[Data items]
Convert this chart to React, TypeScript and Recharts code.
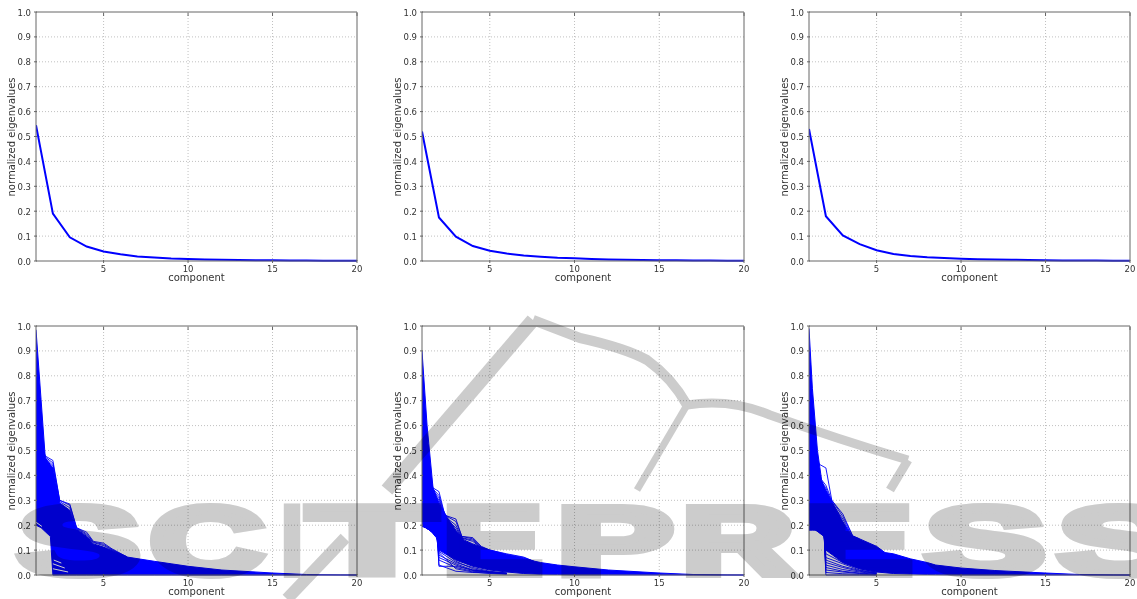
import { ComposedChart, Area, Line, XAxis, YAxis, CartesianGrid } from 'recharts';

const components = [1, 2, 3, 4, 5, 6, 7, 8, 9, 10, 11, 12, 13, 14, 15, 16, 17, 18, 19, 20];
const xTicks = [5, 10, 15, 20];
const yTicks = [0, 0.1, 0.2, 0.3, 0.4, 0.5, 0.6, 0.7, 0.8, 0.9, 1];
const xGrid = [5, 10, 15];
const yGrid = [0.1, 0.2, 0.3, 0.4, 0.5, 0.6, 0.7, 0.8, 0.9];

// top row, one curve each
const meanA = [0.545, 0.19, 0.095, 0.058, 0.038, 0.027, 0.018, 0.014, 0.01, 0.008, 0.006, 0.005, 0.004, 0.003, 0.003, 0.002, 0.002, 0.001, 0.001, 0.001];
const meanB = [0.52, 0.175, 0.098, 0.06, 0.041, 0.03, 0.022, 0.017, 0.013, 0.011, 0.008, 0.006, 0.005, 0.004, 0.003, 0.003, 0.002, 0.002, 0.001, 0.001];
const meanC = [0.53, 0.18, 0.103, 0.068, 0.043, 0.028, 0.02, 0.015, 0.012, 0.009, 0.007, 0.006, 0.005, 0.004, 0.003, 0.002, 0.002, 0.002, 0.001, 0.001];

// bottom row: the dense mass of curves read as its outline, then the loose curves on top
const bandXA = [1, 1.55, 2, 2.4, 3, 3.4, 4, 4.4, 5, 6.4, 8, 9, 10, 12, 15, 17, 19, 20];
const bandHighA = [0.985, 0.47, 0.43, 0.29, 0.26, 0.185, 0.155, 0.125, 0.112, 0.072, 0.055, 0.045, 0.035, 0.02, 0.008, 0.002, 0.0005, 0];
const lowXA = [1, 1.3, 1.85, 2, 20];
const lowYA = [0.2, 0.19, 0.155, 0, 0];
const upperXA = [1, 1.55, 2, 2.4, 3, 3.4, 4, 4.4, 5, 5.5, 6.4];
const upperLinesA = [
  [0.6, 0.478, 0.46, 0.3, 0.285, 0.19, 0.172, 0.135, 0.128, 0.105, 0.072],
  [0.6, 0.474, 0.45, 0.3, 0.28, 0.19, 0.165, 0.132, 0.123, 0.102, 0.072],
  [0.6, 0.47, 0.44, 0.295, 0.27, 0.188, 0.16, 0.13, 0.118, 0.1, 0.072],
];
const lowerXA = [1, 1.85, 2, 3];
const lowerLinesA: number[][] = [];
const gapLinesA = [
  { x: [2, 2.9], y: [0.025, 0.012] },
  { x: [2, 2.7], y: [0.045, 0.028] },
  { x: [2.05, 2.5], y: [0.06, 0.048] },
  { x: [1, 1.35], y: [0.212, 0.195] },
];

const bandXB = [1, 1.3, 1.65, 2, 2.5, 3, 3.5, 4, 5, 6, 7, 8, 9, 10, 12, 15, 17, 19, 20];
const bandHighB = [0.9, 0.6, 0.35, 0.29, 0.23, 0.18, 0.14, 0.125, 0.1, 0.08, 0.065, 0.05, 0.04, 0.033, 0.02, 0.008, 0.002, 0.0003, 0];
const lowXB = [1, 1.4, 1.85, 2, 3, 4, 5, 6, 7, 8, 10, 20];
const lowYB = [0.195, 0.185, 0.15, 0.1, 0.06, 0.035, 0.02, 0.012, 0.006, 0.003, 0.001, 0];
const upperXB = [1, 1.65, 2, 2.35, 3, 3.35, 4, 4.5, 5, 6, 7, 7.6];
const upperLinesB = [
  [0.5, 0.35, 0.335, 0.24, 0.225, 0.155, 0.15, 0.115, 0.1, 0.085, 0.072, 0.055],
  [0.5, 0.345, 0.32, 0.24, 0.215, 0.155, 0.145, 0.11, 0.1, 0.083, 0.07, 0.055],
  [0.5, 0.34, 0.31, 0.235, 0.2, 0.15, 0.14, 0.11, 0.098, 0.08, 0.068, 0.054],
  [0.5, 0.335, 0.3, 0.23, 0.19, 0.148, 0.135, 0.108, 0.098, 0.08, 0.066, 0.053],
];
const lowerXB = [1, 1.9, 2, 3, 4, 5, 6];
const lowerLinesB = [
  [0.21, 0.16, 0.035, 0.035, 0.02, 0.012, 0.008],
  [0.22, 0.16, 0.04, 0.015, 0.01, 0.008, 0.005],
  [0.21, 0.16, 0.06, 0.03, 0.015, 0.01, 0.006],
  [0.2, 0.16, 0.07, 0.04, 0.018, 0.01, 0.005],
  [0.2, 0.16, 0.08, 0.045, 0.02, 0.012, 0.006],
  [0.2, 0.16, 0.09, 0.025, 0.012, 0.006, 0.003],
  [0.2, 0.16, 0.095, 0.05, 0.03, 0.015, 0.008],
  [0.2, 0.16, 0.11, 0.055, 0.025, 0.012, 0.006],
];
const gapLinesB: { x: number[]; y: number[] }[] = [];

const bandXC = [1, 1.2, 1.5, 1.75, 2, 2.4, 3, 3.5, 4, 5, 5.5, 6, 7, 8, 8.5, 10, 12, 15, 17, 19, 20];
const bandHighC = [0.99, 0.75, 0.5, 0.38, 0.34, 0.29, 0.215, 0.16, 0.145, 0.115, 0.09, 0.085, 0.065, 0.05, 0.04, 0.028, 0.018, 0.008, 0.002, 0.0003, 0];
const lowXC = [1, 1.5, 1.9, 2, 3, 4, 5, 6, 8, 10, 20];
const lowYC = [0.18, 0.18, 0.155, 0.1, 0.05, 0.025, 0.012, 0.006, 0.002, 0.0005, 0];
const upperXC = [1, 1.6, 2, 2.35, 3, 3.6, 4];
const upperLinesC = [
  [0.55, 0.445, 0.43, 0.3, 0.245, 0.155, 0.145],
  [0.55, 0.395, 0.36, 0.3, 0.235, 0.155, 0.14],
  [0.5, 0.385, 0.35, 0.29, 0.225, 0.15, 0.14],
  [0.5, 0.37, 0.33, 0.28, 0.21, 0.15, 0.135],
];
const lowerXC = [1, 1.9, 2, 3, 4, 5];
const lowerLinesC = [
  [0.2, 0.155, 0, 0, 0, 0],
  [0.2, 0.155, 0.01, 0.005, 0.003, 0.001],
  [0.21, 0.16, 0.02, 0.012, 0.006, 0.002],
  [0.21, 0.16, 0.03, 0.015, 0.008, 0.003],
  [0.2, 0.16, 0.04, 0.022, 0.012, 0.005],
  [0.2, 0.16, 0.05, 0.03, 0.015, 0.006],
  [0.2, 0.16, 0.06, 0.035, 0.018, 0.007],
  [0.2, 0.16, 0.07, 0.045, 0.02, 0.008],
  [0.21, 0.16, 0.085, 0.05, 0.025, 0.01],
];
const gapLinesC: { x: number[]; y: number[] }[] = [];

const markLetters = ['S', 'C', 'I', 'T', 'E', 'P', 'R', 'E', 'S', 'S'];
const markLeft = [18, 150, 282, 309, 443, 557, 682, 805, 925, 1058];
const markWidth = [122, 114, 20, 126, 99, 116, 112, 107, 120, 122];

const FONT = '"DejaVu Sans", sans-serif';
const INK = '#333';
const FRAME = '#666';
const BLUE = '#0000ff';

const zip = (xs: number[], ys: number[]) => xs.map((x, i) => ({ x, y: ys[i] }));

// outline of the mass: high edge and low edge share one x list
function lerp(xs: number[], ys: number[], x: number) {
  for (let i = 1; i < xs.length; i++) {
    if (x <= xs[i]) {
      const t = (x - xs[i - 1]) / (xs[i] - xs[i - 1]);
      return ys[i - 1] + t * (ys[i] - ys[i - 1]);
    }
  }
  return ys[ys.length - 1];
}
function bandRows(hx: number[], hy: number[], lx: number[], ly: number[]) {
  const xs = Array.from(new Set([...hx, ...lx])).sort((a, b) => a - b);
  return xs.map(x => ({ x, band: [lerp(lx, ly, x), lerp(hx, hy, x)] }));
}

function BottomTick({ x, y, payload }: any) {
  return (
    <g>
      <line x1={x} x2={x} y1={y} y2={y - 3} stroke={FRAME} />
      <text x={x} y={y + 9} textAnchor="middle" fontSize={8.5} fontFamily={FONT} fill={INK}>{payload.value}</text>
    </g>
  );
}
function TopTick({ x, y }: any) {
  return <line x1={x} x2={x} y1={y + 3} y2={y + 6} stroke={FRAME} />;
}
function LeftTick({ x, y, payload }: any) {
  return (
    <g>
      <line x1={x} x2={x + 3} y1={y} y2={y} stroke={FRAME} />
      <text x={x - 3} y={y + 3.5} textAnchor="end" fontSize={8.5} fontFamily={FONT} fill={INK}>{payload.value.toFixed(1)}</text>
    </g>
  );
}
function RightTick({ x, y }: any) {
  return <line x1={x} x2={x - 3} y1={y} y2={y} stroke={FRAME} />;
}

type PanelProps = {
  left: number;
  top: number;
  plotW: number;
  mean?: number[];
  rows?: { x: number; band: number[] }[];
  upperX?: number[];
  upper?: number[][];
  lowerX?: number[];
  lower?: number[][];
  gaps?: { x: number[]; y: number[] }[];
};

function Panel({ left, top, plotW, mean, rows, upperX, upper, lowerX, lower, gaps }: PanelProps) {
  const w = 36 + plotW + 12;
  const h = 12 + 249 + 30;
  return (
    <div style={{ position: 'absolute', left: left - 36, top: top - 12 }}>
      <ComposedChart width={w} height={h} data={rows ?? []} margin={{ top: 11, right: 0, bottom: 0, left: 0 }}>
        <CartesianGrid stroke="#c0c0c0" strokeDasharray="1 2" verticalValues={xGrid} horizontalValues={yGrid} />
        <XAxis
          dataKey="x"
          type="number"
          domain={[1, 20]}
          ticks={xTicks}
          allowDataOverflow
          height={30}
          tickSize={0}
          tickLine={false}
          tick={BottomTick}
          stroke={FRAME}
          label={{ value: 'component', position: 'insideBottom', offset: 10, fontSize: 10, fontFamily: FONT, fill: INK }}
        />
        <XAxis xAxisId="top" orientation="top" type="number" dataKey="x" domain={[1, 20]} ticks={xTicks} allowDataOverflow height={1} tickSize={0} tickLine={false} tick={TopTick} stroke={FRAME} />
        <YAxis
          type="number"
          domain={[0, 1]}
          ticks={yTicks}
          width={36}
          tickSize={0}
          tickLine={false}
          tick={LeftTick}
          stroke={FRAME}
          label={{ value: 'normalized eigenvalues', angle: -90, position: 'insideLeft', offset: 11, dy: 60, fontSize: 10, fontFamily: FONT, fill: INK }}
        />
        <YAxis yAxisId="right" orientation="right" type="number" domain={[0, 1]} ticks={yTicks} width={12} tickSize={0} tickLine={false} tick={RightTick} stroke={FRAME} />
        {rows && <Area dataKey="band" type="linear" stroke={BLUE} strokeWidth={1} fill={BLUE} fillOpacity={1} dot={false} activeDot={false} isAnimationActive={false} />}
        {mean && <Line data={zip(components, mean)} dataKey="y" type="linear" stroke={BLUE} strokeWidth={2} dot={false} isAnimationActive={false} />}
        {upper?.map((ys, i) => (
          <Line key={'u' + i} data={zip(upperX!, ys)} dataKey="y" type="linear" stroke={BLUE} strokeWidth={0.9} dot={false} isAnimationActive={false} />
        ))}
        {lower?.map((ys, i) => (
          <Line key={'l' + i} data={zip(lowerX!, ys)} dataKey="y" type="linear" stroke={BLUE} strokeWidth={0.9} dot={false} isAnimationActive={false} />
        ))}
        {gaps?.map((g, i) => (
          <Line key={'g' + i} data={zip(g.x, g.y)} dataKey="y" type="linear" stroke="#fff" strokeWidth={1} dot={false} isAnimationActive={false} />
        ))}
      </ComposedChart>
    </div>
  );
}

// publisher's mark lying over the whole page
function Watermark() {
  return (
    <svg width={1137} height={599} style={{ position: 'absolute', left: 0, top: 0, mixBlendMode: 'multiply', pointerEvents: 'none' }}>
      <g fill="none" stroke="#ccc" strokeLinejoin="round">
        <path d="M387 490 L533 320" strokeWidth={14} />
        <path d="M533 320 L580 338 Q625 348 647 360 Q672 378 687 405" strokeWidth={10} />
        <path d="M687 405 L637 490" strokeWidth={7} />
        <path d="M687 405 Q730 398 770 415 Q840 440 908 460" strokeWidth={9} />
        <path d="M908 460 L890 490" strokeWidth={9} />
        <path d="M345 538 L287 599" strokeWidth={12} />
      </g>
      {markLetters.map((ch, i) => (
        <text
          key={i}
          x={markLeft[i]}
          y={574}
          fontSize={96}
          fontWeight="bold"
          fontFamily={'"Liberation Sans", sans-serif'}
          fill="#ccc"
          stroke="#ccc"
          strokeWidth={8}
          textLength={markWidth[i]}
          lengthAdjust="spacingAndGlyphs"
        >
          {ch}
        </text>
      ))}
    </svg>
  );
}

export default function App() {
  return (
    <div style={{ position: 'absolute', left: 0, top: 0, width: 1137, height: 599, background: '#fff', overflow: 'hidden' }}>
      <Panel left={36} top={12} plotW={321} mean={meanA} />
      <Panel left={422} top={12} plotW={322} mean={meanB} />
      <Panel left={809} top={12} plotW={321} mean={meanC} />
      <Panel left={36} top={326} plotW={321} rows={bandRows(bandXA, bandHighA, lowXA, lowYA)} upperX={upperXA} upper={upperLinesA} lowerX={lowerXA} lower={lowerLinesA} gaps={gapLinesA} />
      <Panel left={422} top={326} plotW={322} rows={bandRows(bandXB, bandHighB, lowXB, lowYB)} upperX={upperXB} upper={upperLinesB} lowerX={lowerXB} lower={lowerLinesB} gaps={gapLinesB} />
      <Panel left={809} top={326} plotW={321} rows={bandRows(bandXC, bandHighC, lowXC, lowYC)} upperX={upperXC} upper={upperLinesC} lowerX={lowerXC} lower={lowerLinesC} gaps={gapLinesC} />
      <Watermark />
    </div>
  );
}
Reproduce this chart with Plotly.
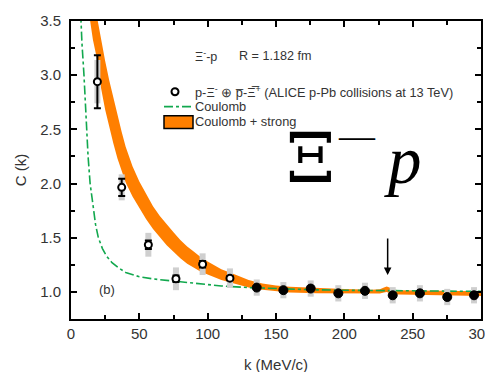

→ **Requirement**
Omit every picture, and please return the entries exactly from the first line through the line with "0.002, 0.002, 0.002, 0.001, 0.001];", both included.

→ **Response to this exercise**
Convert this chart to React, TypeScript and Recharts code.
import { ComposedChart, Area, Line, XAxis, YAxis, CartesianGrid } from 'recharts';

const components = [1, 2, 3, 4, 5, 6, 7, 8, 9, 10, 11, 12, 13, 14, 15, 16, 17, 18, 19, 20];
const xTicks = [5, 10, 15, 20];
const yTicks = [0, 0.1, 0.2, 0.3, 0.4, 0.5, 0.6, 0.7, 0.8, 0.9, 1];
const xGrid = [5, 10, 15];
const yGrid = [0.1, 0.2, 0.3, 0.4, 0.5, 0.6, 0.7, 0.8, 0.9];

// top row, one curve each
const meanA = [0.545, 0.19, 0.095, 0.058, 0.038, 0.027, 0.018, 0.014, 0.01, 0.008, 0.006, 0.005, 0.004, 0.003, 0.003, 0.002, 0.002, 0.001, 0.001, 0.001];
const meanB = [0.52, 0.175, 0.098, 0.06, 0.041, 0.03, 0.022, 0.017, 0.013, 0.011, 0.008, 0.006, 0.005, 0.004, 0.003, 0.003, 0.002, 0.002, 0.001, 0.001];
const meanC = [0.53, 0.18, 0.103, 0.068, 0.043, 0.028, 0.02, 0.015, 0.012, 0.009, 0.007, 0.006, 0.005, 0.004, 0.003, 0.002, 0.002, 0.002, 0.001, 0.001];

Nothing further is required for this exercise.